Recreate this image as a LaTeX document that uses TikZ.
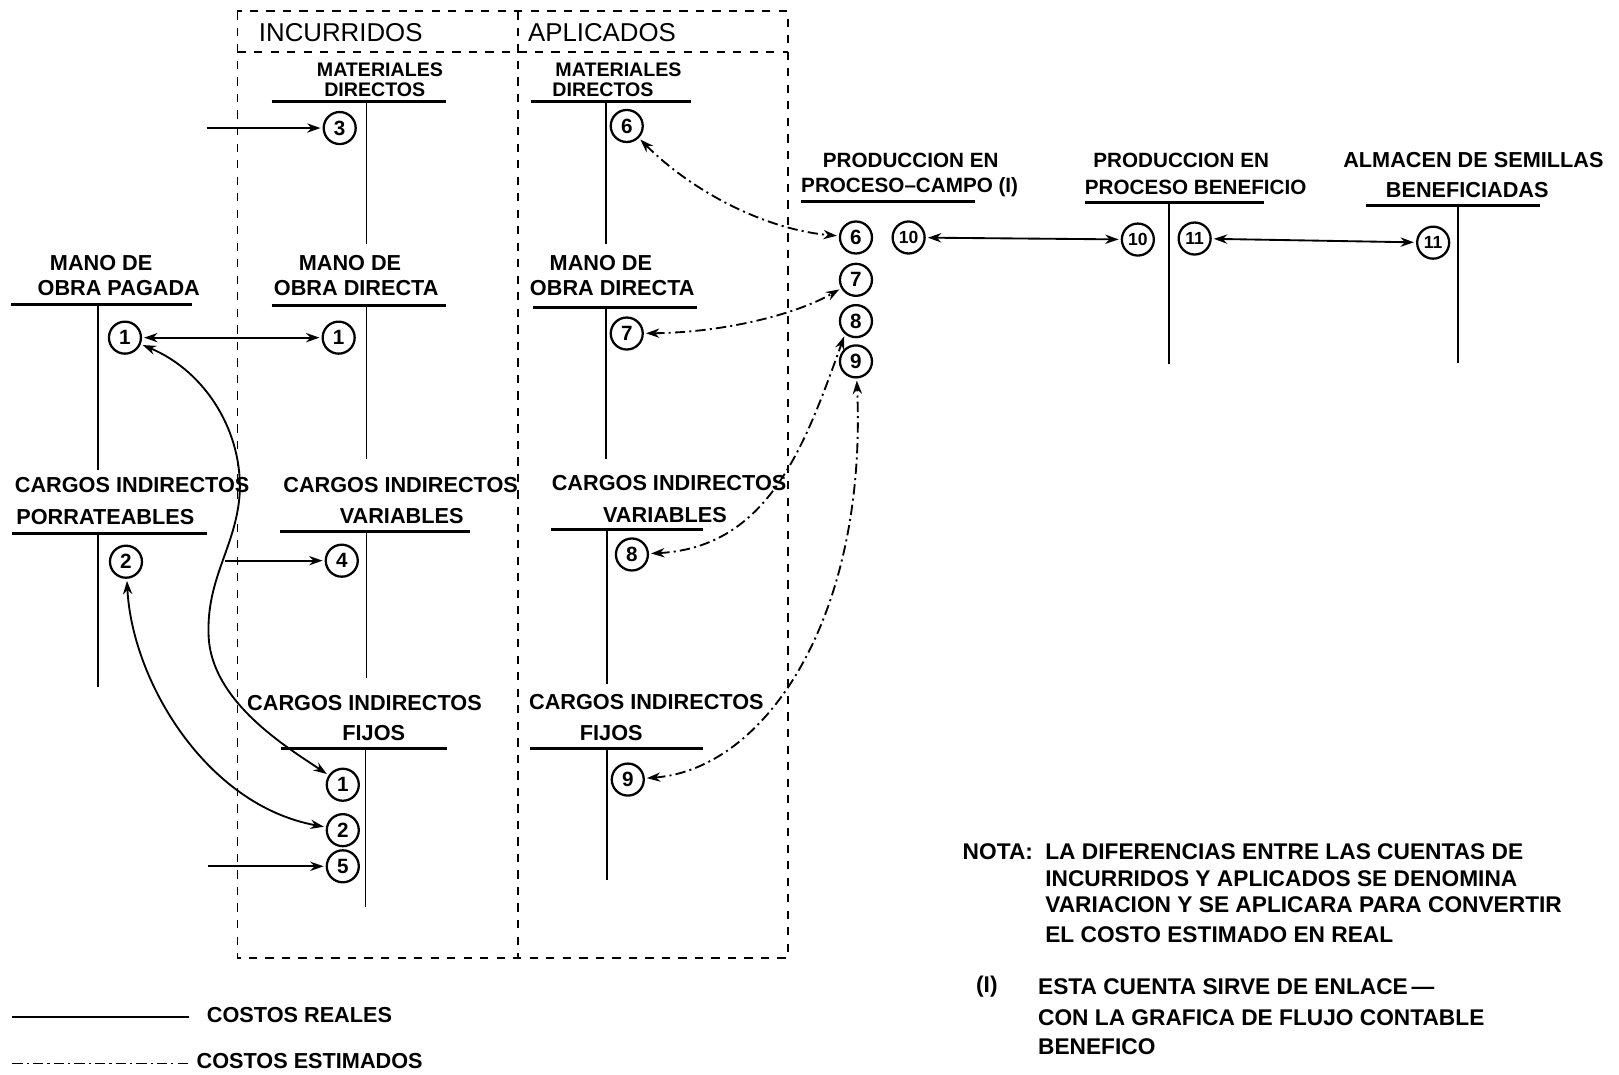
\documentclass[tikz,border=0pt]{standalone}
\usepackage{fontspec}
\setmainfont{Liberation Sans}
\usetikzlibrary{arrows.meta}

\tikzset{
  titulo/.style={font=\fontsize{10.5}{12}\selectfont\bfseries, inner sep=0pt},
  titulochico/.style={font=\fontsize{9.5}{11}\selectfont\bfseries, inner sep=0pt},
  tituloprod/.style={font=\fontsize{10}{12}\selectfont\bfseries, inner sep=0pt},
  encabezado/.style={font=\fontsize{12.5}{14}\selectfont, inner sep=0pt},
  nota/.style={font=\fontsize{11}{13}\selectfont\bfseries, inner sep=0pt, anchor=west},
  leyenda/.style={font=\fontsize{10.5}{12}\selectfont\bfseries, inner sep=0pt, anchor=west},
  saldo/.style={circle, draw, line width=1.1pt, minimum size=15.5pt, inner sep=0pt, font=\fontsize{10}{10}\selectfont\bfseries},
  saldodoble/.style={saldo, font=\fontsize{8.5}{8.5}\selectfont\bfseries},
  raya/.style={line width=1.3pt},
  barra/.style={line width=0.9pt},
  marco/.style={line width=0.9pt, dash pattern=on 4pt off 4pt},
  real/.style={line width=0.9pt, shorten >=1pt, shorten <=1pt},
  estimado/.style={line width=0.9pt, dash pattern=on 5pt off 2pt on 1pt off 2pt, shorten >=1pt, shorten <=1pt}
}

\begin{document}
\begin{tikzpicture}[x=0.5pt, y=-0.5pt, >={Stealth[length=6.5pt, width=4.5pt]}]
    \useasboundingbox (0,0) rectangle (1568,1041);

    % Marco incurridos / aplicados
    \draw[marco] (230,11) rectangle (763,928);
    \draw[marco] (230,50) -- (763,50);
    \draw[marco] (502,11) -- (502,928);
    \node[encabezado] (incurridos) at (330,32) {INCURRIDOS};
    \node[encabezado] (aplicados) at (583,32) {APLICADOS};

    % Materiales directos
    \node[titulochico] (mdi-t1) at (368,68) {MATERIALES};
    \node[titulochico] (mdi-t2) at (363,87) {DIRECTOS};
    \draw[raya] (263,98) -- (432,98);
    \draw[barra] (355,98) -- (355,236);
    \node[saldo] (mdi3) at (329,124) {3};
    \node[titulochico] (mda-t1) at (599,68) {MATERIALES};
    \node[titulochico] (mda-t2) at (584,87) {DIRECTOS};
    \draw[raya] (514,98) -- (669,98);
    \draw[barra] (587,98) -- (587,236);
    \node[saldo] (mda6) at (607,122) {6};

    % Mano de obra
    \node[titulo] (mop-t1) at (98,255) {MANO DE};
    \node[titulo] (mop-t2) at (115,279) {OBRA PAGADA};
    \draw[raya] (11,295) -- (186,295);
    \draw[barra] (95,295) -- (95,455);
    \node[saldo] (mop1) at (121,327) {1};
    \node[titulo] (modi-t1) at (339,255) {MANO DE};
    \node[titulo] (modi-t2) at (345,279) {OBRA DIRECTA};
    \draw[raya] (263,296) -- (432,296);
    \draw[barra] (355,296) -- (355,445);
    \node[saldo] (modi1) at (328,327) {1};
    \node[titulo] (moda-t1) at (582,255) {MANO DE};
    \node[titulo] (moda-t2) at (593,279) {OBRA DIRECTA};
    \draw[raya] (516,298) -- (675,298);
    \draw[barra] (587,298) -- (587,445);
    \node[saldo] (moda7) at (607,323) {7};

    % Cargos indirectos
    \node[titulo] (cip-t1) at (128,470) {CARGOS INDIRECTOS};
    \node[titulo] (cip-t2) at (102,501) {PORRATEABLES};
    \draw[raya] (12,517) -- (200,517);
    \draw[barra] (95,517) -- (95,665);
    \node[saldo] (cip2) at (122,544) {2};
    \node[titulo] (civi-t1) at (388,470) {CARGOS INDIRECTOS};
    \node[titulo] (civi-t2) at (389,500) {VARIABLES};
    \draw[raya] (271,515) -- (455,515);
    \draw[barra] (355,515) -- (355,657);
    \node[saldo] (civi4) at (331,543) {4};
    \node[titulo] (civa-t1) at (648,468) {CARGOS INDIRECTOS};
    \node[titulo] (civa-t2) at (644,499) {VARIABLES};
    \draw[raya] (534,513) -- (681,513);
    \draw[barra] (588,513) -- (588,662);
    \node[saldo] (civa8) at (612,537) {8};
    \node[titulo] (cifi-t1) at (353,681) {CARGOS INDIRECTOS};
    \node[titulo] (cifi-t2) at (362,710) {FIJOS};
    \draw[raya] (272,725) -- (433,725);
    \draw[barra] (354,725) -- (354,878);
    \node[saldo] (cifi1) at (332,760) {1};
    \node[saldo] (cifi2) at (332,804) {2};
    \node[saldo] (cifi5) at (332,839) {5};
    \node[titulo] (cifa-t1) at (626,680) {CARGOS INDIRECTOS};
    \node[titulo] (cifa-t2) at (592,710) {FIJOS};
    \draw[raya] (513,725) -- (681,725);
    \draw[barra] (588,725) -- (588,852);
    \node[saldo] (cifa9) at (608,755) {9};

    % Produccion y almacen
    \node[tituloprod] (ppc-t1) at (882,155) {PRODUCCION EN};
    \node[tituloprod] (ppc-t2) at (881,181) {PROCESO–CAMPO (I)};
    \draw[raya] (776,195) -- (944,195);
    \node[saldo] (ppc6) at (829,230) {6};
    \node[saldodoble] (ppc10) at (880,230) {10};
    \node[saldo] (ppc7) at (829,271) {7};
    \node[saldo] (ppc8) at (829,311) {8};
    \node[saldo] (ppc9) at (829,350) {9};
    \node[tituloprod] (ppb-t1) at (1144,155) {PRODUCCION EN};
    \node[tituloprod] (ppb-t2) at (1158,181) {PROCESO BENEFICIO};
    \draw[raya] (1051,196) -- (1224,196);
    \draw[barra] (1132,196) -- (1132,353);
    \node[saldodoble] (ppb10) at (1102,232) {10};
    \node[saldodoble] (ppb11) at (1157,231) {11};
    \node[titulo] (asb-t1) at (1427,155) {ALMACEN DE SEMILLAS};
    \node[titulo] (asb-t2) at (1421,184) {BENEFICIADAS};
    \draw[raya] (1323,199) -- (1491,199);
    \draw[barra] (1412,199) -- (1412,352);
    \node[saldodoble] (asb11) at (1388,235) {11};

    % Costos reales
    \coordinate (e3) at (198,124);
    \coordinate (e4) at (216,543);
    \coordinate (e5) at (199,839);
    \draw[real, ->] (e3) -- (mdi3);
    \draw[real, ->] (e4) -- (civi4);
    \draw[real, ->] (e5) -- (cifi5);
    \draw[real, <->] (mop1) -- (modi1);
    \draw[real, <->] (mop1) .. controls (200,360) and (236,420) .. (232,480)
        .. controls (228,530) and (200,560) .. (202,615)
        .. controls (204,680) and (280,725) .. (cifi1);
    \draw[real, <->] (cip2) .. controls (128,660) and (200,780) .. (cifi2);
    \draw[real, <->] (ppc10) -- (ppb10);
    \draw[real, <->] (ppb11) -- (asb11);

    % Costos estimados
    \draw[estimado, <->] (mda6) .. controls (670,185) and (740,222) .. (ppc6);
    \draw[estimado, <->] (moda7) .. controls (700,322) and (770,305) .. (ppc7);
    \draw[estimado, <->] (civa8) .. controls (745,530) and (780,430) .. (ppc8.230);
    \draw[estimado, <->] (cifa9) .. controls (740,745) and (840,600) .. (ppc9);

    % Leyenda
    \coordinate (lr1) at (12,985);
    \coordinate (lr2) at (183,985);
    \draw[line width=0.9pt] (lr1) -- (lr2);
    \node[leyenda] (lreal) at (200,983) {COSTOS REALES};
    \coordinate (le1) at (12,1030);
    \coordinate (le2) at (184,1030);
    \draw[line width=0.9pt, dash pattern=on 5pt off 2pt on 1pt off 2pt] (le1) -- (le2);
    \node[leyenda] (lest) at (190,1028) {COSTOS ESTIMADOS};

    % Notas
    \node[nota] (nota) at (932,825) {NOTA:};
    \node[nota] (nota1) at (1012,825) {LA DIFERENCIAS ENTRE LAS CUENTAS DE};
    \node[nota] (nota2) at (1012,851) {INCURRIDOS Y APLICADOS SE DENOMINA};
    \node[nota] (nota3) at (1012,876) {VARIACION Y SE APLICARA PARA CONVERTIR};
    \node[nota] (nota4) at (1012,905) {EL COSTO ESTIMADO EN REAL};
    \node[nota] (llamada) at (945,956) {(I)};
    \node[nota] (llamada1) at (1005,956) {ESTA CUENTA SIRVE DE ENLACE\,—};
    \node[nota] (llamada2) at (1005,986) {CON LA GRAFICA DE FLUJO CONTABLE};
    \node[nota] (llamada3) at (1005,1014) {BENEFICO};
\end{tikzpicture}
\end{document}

» Request
The lines from the top of the data above through the one holding "(0,0) rectangle (1568,1041);" are to be repeated exactly, and only those, with no pictures.

» Exercise response
Recreate this image as a LaTeX document that uses TikZ.
\documentclass[tikz,border=0pt]{standalone}
\usepackage{fontspec}
\setmainfont{Liberation Sans}
\usetikzlibrary{arrows.meta}

\tikzset{
  titulo/.style={font=\fontsize{10.5}{12}\selectfont\bfseries, inner sep=0pt},
  titulochico/.style={font=\fontsize{9.5}{11}\selectfont\bfseries, inner sep=0pt},
  tituloprod/.style={font=\fontsize{10}{12}\selectfont\bfseries, inner sep=0pt},
  encabezado/.style={font=\fontsize{12.5}{14}\selectfont, inner sep=0pt},
  nota/.style={font=\fontsize{11}{13}\selectfont\bfseries, inner sep=0pt, anchor=west},
  leyenda/.style={font=\fontsize{10.5}{12}\selectfont\bfseries, inner sep=0pt, anchor=west},
  saldo/.style={circle, draw, line width=1.1pt, minimum size=15.5pt, inner sep=0pt, font=\fontsize{10}{10}\selectfont\bfseries},
  saldodoble/.style={saldo, font=\fontsize{8.5}{8.5}\selectfont\bfseries},
  raya/.style={line width=1.3pt},
  barra/.style={line width=0.9pt},
  marco/.style={line width=0.9pt, dash pattern=on 4pt off 4pt},
  real/.style={line width=0.9pt, shorten >=1pt, shorten <=1pt},
  estimado/.style={line width=0.9pt, dash pattern=on 5pt off 2pt on 1pt off 2pt, shorten >=1pt, shorten <=1pt}
}

\begin{document}
\begin{tikzpicture}[x=0.5pt, y=-0.5pt, >={Stealth[length=6.5pt, width=4.5pt]}]
    \useasboundingbox (0,0) rectangle (1568,1041);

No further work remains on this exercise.